Nineteen Minutes Entry 4: "In nineteen minutes, you can stop the world, or you can just jump off it."

    Peter's town blames him for the deaths of innocent students and for tearing their town apart. And without the knowledge behind Peter's attack, it would make sense as to why they would believe that. However, there is a story behind Peter's violent attack, further proving why it is so incredibly important for people to be educated about bullying and what takes place in schools. Because after being educated and informed about Peter's side of the story, we should also be blaming other students--even some dead ones--for causing this destuction.
    In nineteen minutes, Peter may have shot eighteen people at his school and killed ten of them. But at the same time, it may have only took nineteen minutes for the 'popular kids' to bully Peter and cause him to face the mental problems that led him to the shooting. It may have only taken nineteen minutes to leave him feeling humiliated, unloved, and unwanted. It may have only taken nineteen minutes of bullying to cause Peter to believe that if he did not stand up for himself by fighting back and killing his bullies, he would die.
   One point of view this story is told from is Josie's. She was a childhood friend of Peter's, but as they grew up she began to follow along with the popular crowd. Although she secretly cared about Peter and wanted to be friends with him, she recognized that doing so would jepordize her position with the popular crowd. The world of popularity is a vicious one. As Josie's boyfriend Matt tells her, "Because if there isn't a them, there can't be an us" (219). These students that have bullied Peter throughout his life don't bully him because he has ever caused any pain to them. They do it because they need to bring other people down to feel better about themselves. They bully others so that they can be placed on a higher social standing.

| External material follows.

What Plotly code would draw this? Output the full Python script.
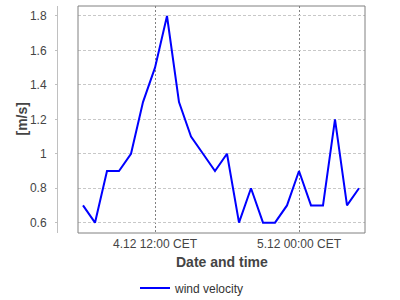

    What will we do to stay on top? What I found most upsetting about this situation, was that Josie knew that what she was doing was wrong. She had such a strong desire to stand by Peter and stop the bullying that her friends were causing. But she was so focused on staying 'popular' that she was willing to stay friends with people that she didn't even like and people who didn't truly care about her, like Peter did. Josie turned into a person she wasn't in order to be popular. She no longer acted as herself and placed popularity above her true feelings and real friendships. At one point she is talking to Peter in private and he asks her why she acts the way she does towards him, if she doesn't hate him. Josie responds, "I have to act the way people expect me to act. It's part of the whole...thing" (239). Josie feels a pressure to be someone she isn't in order to remain on top of the social circle. In turn, it causes her to turn her back on someone who means a lot to her.
    This story shows us that popularity is often a major cause of bullying. Students feel as if they need to have some sort of power in order to be popular. They bring others down so that they can bring themselves up. And the bystanders are just as bad. Students, even the unpopular ones, are afraid to stand up and say "stop, that's wrong," out of fear that then they will become someone like Peter. As humans, we have a constant desire to feel accepted, even by people we don't know or care about. Nineteen Minutes demonstrates that students feel that in order to feel accepted, they must become a person they aren't.